The ADA Litigation Monster
A landmark law to protect the disabled has spawned senseless mandates, abusive lawsuits, and stratospheric costs.
The Americans with Disabilities Act, which President George H. W. Bush signed into law in 1990, was noble in intention. “Let the shameful wall of exclusion finally come tumbling down,” Bush declared, invoking the rhetoric of civil rights to describe America’s disabled as “victims of segregation and discrimination.” Bush dismissed opponents’ “fears that the ADA is too vague or too costly and will lead to an explosion of litigation”; the statute, he assured, was “carefully crafted” to provide clear guidance to the business community.
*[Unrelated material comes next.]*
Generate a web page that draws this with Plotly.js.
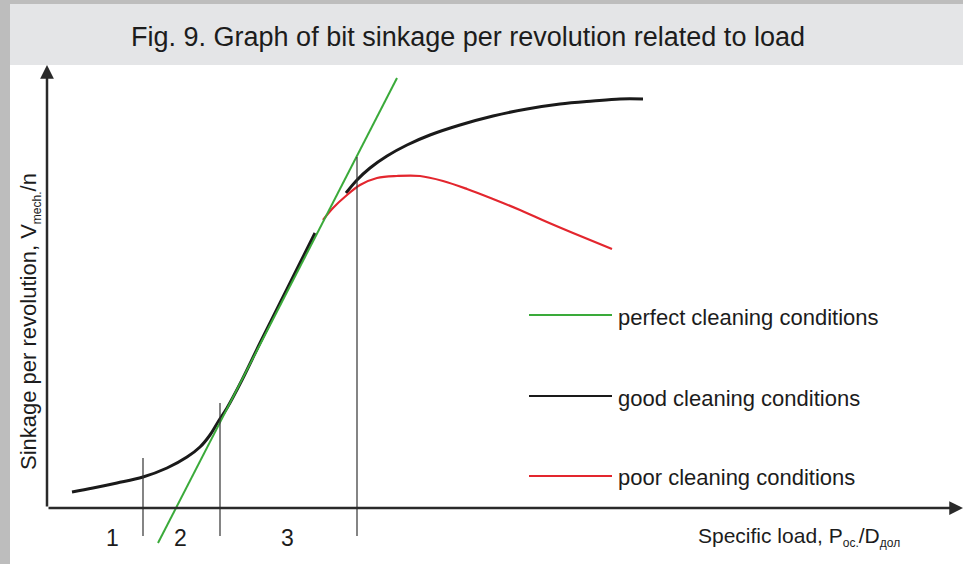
<!DOCTYPE html>
<html>
<head>
<meta charset="utf-8">
<script src="https://cdn.plot.ly/plotly-3.0.1.min.js"></script>
<style>html,body{margin:0;padding:0;background:#fff;}#chart{width:963px;height:564px;}</style>
</head>
<body>
<div id="chart"></div>
<script>
// ---- data (arbitrary units: specific load vs sinkage per revolution) ----
const seriesNames = ["perfect cleaning conditions", "good cleaning conditions", "poor cleaning conditions"];
const perfectX = [1.11, 3.50];
const perfectY = [-0.35, 4.30];
const goodLowX = [0.25, 0.46, 0.70, 0.96, 1.20, 1.40, 1.53, 1.63, 1.71, 1.80, 1.95, 2.13, 2.33, 2.53, 2.68];
const goodLowY = [0.16, 0.20, 0.25, 0.31, 0.40, 0.51, 0.61, 0.73, 0.86, 1.00, 1.28, 1.65, 2.05, 2.45, 2.75];
const goodHighX = [2.99, 3.10, 3.23, 3.40, 3.60, 3.83, 4.13, 4.46, 4.80, 5.13, 5.46, 5.73, 5.96];
const goodHighY = [3.15, 3.28, 3.40, 3.52, 3.63, 3.73, 3.83, 3.92, 3.99, 4.04, 4.07, 4.09, 4.09];
const poorX = [2.76, 2.86, 3.00, 3.13, 3.30, 3.50, 3.73, 3.96, 4.20, 4.46, 4.73, 5.00, 5.26, 5.65];
const poorY = [2.88, 3.00, 3.13, 3.23, 3.30, 3.32, 3.32, 3.27, 3.19, 3.09, 2.98, 2.86, 2.75, 2.59];
const zoneBoundX = [0.96, 1.73, 3.10];
const zoneBoundTop = [0.50, 1.05, 3.51];
const zoneBoundBottom = -0.28;
const zoneLabels = ["1", "2", "3"];
const zoneLabelX = [0.65, 1.33, 2.40];
const zoneLabelY = -0.30;
const xAxisEnd = 9.16;
const yAxisEnd = 4.43;

const FONT = "Liberation Sans, Arial, sans-serif";
const TXT = "#1c1c1c";
const colors = ["#3aaa3a", "#1a1a1a", "#e3262e"];

const traces = [
  {x: goodLowX, y: goodLowY, mode: "lines", line: {color: colors[1], width: 3, shape: "spline", smoothing: 1}, hoverinfo: "skip"},
  {x: goodHighX, y: goodHighY, mode: "lines", line: {color: colors[1], width: 3, shape: "spline", smoothing: 1}, hoverinfo: "skip"},
  {x: poorX, y: poorY, mode: "lines", line: {color: colors[2], width: 2.2, shape: "spline", smoothing: 1}, hoverinfo: "skip"},
  {x: perfectX, y: perfectY, mode: "lines", line: {color: colors[0], width: 2}, hoverinfo: "skip"}
];

const shapes = [
  // frame: left strip, top strip, title band
  {type: "rect", xref: "paper", yref: "paper", x0: 0, x1: 10/963, y0: 0, y1: 1, fillcolor: "#bdbdbd", line: {width: 0}, layer: "below"},
  {type: "rect", xref: "paper", yref: "paper", x0: 0, x1: 1, y0: 1 - 4/564, y1: 1, fillcolor: "#bdbdbd", line: {width: 0}, layer: "below"},
  {type: "rect", xref: "paper", yref: "paper", x0: 10/963, x1: 1, y0: 1 - 65/564, y1: 1 - 4/564, fillcolor: "#e4e5e7", line: {width: 0}, layer: "below"}
];
zoneBoundX.forEach((bx, i) => {
  shapes.push({type: "line", xref: "x", yref: "y", x0: bx, x1: bx, y0: zoneBoundBottom, y1: zoneBoundTop[i], line: {color: "#333", width: 1.2}});
});
// legend samples
const legendPy = [315, 396, 476];
legendPy.forEach((py, i) => {
  shapes.push({type: "line", xref: "paper", yref: "paper", x0: 529/963, x1: 612/963, y0: 1 - py/564, y1: 1 - py/564, line: {color: colors[i], width: 2.2}});
});

const annotations = [
  // axes with arrows
  {x: xAxisEnd, y: 0, ax: 0, ay: 0, xref: "x", yref: "y", axref: "x", ayref: "y", showarrow: true, arrowhead: 2, arrowsize: 1.1, arrowwidth: 2.5, arrowcolor: "#2a2a2a", text: ""},
  {x: 0, y: yAxisEnd, ax: 0, ay: 0, xref: "x", yref: "y", axref: "x", ayref: "y", showarrow: true, arrowhead: 2, arrowsize: 1.1, arrowwidth: 2.5, arrowcolor: "#2a2a2a", text: ""},
  // axis titles
  {xref: "paper", yref: "paper", x: 30/963, y: 1 - 322/564, xanchor: "center", yanchor: "middle", textangle: -90, showarrow: false,
   text: "Sinkage per revolution, V<sub><span style=\"font-size:12px\">mech.</span></sub>/n", font: {family: FONT, size: 22, color: TXT}},
  {xref: "paper", yref: "paper", x: 696/963, y: 1 - 537/564, xanchor: "left", yanchor: "middle", showarrow: false,
   text: "Specific load, P<sub><span style=\"font-size:12px\">ос.</span></sub>/D<sub><span style=\"font-size:12px\">дол</span></sub>", font: {family: FONT, size: 21, color: TXT}}
];
zoneLabels.forEach((t, i) => {
  annotations.push({x: zoneLabelX[i], y: zoneLabelY, xref: "x", yref: "y", text: t, showarrow: false, xanchor: "center", yanchor: "middle", font: {family: FONT, size: 23, color: TXT}});
});
seriesNames.forEach((t, i) => {
  annotations.push({xref: "paper", yref: "paper", x: 616/963, y: 1 - (legendPy[i] + 2)/564, xanchor: "left", yanchor: "middle", showarrow: false, text: t, font: {family: FONT, size: 22, color: TXT}});
});

const layout = {
  width: 963, height: 564,
  margin: {l: 0, r: 0, t: 0, b: 0, pad: 0},
  paper_bgcolor: "#ffffff", plot_bgcolor: "rgba(0,0,0,0)",
  showlegend: false,
  title: {text: "Fig. 9. Graph of bit sinkage per revolution related to load", x: 468/963, y: 1 - 37/564, xref: "paper", yref: "paper", xanchor: "center", yanchor: "middle",
          font: {family: FONT, size: 27, color: TXT}},
  xaxis: {range: [-0.47, 9.16], visible: false, fixedrange: true},
  yaxis: {range: [-0.56, 5.08], visible: false, fixedrange: true},
  shapes: shapes,
  annotations: annotations
};

Plotly.newPlot("chart", traces, layout, {staticPlot: true, displayModeBar: false});
</script>
</body>
</html>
Hindsight reckons otherwise. The ADA’s laudable objectives were to ban employment discrimination against the disabled and eliminate unnecessary physical barriers to access in commercial and government buildings. But in the ensuing quarter-century, the measure has spawned countless unintended consequences—mutating definitions of what constitutes a physical or mental “disability,” senseless mandates, abusive litigation, and astronomical compliance costs. Having vanquished common sense in the workplace and unleashed greedy trial lawyers to sue unsuspecting firms for “accessibility” violations, the ADA’s next—and potentially most destructive—campaign is “fixing” e-commerce, which few people think is broken.